It’s been reported that NHS England has paused plans to deliver a training programme to improve inclusion of gender diversity in pregnancy services. This is following a reported “revolt” by midwives. However, our recent research suggests training is needed and that professionals may actually welcome it.
The Maternity Gender Inclusion Programme was due to be rolled out in the first three months of 2023 across 40 NHS providers offering educational resources for staff. It was informed by research from national charity, the LGBT Foundation. This research found many trans and non-binary people were not confident in accessing “maternity” services or in professionals’ ability to care for them.
The programme was paused following an open letter signed by around 650 clinicians, researchers and members of the public. This letter was critical of the LGBT Foundation’s research.
While there are always limitations in research, the LGBT Foundation’s was one of the largest studies of its kind globally. Its findings are also generally consistent with international peer-reviewed research. Other research undertaken by Equality Network also demonstrates how reproductive services can be challenging and complex to navigate for trans and non-binary people.
If healthcare data systems were designed to routinely collect data on service users’ gender identity, outcome data relating to trans and non-binary people could be more reliably compared to the general population. Equally, medical results based on sex would no longer be improperly flagged and relevant screening and serious diagnoses would no longer be missed.

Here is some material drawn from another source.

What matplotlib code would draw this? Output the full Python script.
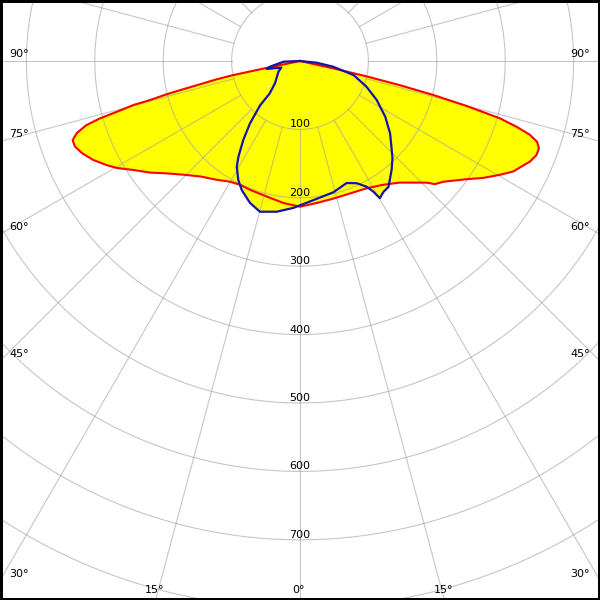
import numpy as np
import matplotlib
matplotlib.use("Agg")
import matplotlib.pyplot as plt
from matplotlib.patches import Rectangle

# ---- data: luminous intensity (cd) vs. gamma angle (deg), signed: left <0, right >0
red_angles = [-79.0, -78.3, -78.1, -77.6, -76.9, -76.4, -76.0, -75.4, -75.2, -74.5,
              -74.0, -73.3, -72.1, -70.8, -69.2, -67.1, -64.4, -61.7, -59.7, -56.8,
              -53.3, -49.9, -45.7, -40.8, -35.0, -30.1, -25.8, -21.2, -13.8, -6.7,
              0.0, 6.7, 13.6, 20.7, 27.6, 33.9, 39.4, 46.2, 47.6, 49.9,
              54.7, 57.5, 60.3, 62.6, 66.4, 68.3, 69.9, 71.2, 72.2, 73.1,
              74.0, 74.9, 75.7, 76.4, 77.0, 77.5, 78.0]
red_values = [0, 50, 100, 125, 150, 176, 201, 227, 252, 278,
              304, 326, 343, 352, 352, 346, 335, 321, 310, 291,
              273, 255, 238, 223, 212, 204, 201, 202, 204, 209,
              213, 209, 207, 207, 210, 218, 230, 257, 267, 274,
              299, 318, 336, 351, 367, 372, 372, 366, 353, 331,
              304, 252, 201, 150, 100, 50, 0]

blue_angles = [-90.0, -87.6, -79.2, -76.5, -70.6, -63.8, -48.3, -43.0, -42.0, -38.7,
               -35.7, -32.8, -30.9, -27.4, -24.3, -19.4, -14.9, -8.8, -2.6, 0.0,
               6.9, 14.3, 20.9, 24.9, 27.9, 29.3, 30.2, 32.5, 35.1, 40.1,
               43.6, 46.9, 51.2, 56.8, 63.0, 68.9, 75.3, 80.3, 84.2, 90.0]
blue_values = [0, 24, 45, 50, 29, 35, 49, 65, 87, 117,
               142, 166, 180, 196, 207, 220, 228, 223, 215, 211,
               203, 198, 191, 197, 208, 219, 232, 227, 225, 208,
               196, 183, 169, 149, 126, 104, 81, 49, 24, 0]

ring_values = [100, 200, 300, 400, 500, 600, 700, 800, 900, 1000]
ring_labels = ["100", "200", "300", "400", "500", "600", "700"]
angle_labels = [0, 15, 30, 45, 60, 75, 90]

# ---- figure
W = H = 600
fig = plt.figure(figsize=(6, 6), dpi=100, facecolor="white")
px_per_cd = 0.684
rmax = 1000
rad_frac = rmax * px_per_cd / W
cx, cy = 0.5, 1 - 61 / H
ax = fig.add_axes([cx - rad_frac, cy - rad_frac, 2 * rad_frac, 2 * rad_frac],
                  projection="polar")
ax.set_theta_zero_location("S")
ax.set_theta_direction(1)
ax.set_ylim(0, rmax)
ax.grid(False)
ax.set_xticks([])
ax.set_yticks([])
ax.spines["polar"].set_visible(False)
ax.set_facecolor("white")

ra = np.deg2rad(red_angles)
ba = np.deg2rad(blue_angles)

ax.fill(ra, red_values, color="#ffff00", lw=0, zorder=1)
ax.fill(ba, blue_values, color="#ffff00", lw=0, zorder=1)

gcol = "#a0a0a0"
th = np.linspace(0, 2 * np.pi, 1441)
for r in ring_values:
    ax.plot(th, np.full_like(th, r), color=gcol, alpha=0.6, lw=0.8, zorder=2)
for a in range(0, 360, 15):
    t = np.deg2rad(a)
    ax.plot([t, t], [100, rmax * 1.5], color=gcol, alpha=0.6, lw=0.8, zorder=2)

ax.plot(ra, red_values, color="#ff0000", lw=1.5, zorder=3)
ax.plot(ba, blue_values, color="#1414aa", lw=1.6, zorder=4)

# ring labels on the 0 deg axis
for lab in ring_labels:
    r = float(lab)
    ax.annotate(lab, xy=(0, r), xytext=(0, 2), textcoords="offset pixels",
                ha="center", va="baseline", fontsize=8, color="black",
                zorder=6, annotation_clip=False)

# angle labels where the rays meet the frame
half_w_cd = (W / 2) / px_per_cd
bottom_cd = (H - 61) / px_per_cd
for a in angle_labels:
    g = np.deg2rad(a)
    txt = f"{a}\u00b0"
    if a >= 30:
        r_edge = half_w_cd / np.sin(g)
        ax.annotate(txt, xy=(-g, r_edge), xytext=(9, 4), textcoords="offset pixels",
                    ha="left", va="baseline", fontsize=8, zorder=6,
                    annotation_clip=False)
        ax.annotate(txt, xy=(g, r_edge), xytext=(-10, 4), textcoords="offset pixels",
                    ha="right", va="baseline", fontsize=8, zorder=6,
                    annotation_clip=False)
    else:
        r_edge = bottom_cd / np.cos(g)
        sides = [g] if a == 0 else [-g, g]
        for s in sides:
            ax.annotate(txt, xy=(s, r_edge), xytext=(-1, 7), textcoords="offset pixels",
                        ha="center", va="baseline", fontsize=8, zorder=6,
                        annotation_clip=False)

fig.patches.append(Rectangle((0, 0), 1, 1, transform=fig.transFigure, fill=False,
                             ec="black", lw=3.6, zorder=10))

fig.savefig("out.png", dpi=100)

The proposed NHS programme was also criticised for being excessive, as some midwives may never care for a trans or non-binary person. However, this is not a strong argument for not preparing staff to do so. Perinatal professionals will care for more trans or non-binary people in future as societies become more inclusive of these communities who are no longer discouraged from giving birth.
Most research conducted so far has focused on the childbearing experiences of trans men. We spoke to more than 100 UK health professionals (predominantly midwives) for our recent research and it is the first to focus on their educational needs and experiences in this area. Along with the majority of people in the UK, our participants were generally trans inclusive. Nevertheless, they remained frustrated by a lack of knowledge about relevant terminology and how to use gender inclusive language.
Only a small minority of our participants expressed concerns that terms like “pregnant people/parents” may erase (cisgender) women. While our data may not be representative of all midwives, the open letter against inclusive education equally cannot tell us how widely these views are held within the profession at large. The loudest voices may in fact be in the minority.
The majority of our participants were keen to understand how to practise in an inclusive manner. Barriers to this included systems built exclusively for cisgender women, where it is assumed that all pregnancies take place in heterosexual relationships.
Some professionals reported witnessing transphobia among midwifery colleagues (for example, mocking and refusing to use personal pronouns). Education and training may go some way towards tackling such discrimination within these services.
Providing appropriate care for both cisgender women and trans and non-binary people need not be mutually exclusive. Overall improvements in practice and services can benefit everyone. So let’s provide the training and resources that professionals need without making maternity services the latest battleground in a culture war.